**DATA EXTRACT**.

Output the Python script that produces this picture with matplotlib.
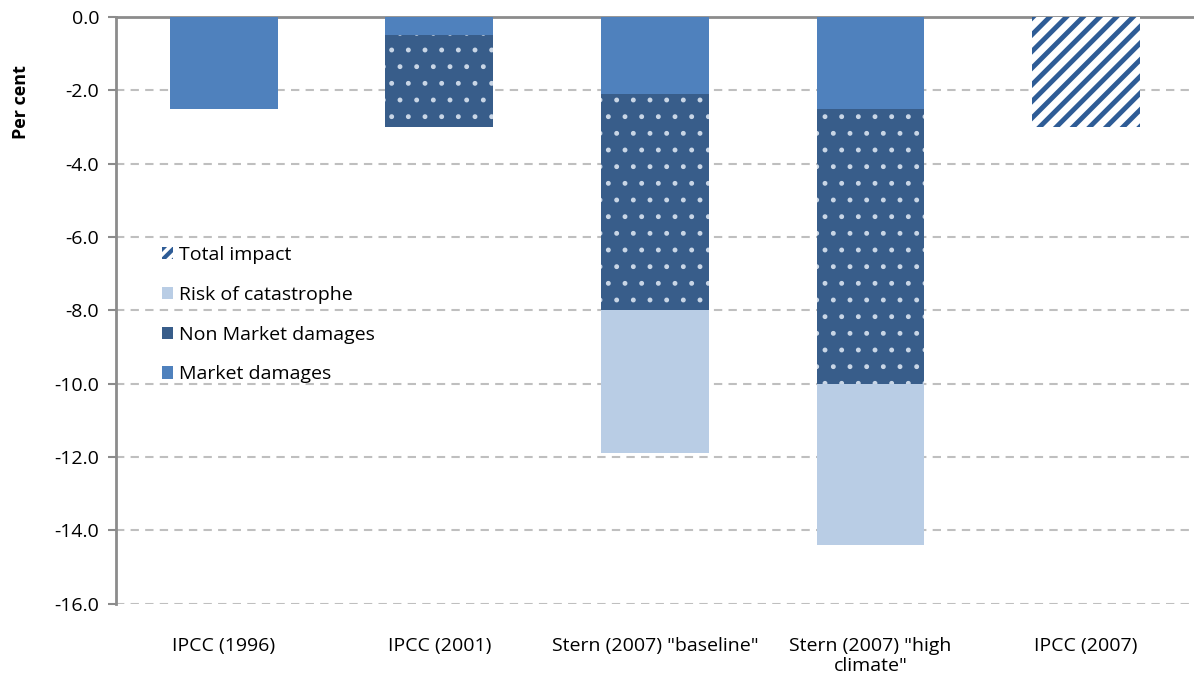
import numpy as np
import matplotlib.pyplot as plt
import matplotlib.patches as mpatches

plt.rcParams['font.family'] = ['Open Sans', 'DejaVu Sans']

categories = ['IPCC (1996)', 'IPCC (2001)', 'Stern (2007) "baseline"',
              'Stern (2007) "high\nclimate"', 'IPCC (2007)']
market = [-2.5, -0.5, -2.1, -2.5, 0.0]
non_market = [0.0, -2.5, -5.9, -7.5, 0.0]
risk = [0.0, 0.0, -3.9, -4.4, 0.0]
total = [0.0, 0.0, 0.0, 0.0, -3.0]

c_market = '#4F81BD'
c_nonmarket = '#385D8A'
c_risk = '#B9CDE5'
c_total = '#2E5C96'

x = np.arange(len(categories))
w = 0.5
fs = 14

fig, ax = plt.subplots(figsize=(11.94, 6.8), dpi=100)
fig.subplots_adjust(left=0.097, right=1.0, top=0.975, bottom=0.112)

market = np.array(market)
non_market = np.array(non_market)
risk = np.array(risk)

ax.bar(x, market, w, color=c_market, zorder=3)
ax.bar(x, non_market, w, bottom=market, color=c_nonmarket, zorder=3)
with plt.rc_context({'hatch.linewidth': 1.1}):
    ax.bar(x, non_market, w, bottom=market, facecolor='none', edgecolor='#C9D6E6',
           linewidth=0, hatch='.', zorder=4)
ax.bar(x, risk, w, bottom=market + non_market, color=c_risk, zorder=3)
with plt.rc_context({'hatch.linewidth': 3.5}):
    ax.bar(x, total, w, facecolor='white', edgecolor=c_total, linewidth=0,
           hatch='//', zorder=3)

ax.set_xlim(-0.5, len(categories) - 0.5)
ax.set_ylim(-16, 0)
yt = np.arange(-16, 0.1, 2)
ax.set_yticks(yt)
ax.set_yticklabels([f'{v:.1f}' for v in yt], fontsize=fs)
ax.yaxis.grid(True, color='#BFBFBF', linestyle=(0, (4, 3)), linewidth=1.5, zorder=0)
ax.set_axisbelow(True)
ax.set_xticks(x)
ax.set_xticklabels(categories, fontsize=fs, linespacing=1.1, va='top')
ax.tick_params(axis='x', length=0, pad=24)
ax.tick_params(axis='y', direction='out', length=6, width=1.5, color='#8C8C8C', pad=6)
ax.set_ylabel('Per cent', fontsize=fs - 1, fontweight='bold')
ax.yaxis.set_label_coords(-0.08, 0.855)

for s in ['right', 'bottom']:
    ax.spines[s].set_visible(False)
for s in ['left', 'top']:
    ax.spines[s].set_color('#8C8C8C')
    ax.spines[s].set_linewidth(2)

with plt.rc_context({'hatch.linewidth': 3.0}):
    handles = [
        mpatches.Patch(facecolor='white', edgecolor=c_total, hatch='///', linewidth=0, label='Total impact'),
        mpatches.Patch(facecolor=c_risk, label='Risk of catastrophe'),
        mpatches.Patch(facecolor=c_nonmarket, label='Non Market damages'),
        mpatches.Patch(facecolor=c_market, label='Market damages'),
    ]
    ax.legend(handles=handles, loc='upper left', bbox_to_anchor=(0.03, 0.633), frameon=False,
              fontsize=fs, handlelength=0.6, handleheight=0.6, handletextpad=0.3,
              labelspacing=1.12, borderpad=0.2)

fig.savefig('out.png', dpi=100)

**WHAT YOU NEED TO DO**.
Find the lines above holding the word "with" and show them.

**RESULT OF THE TASK**.
Output the Python script that produces this picture with matplotlib.
with plt.rc_context({'hatch.linewidth': 1.1}):
with plt.rc_context({'hatch.linewidth': 3.5}):
with plt.rc_context({'hatch.linewidth': 3.0}):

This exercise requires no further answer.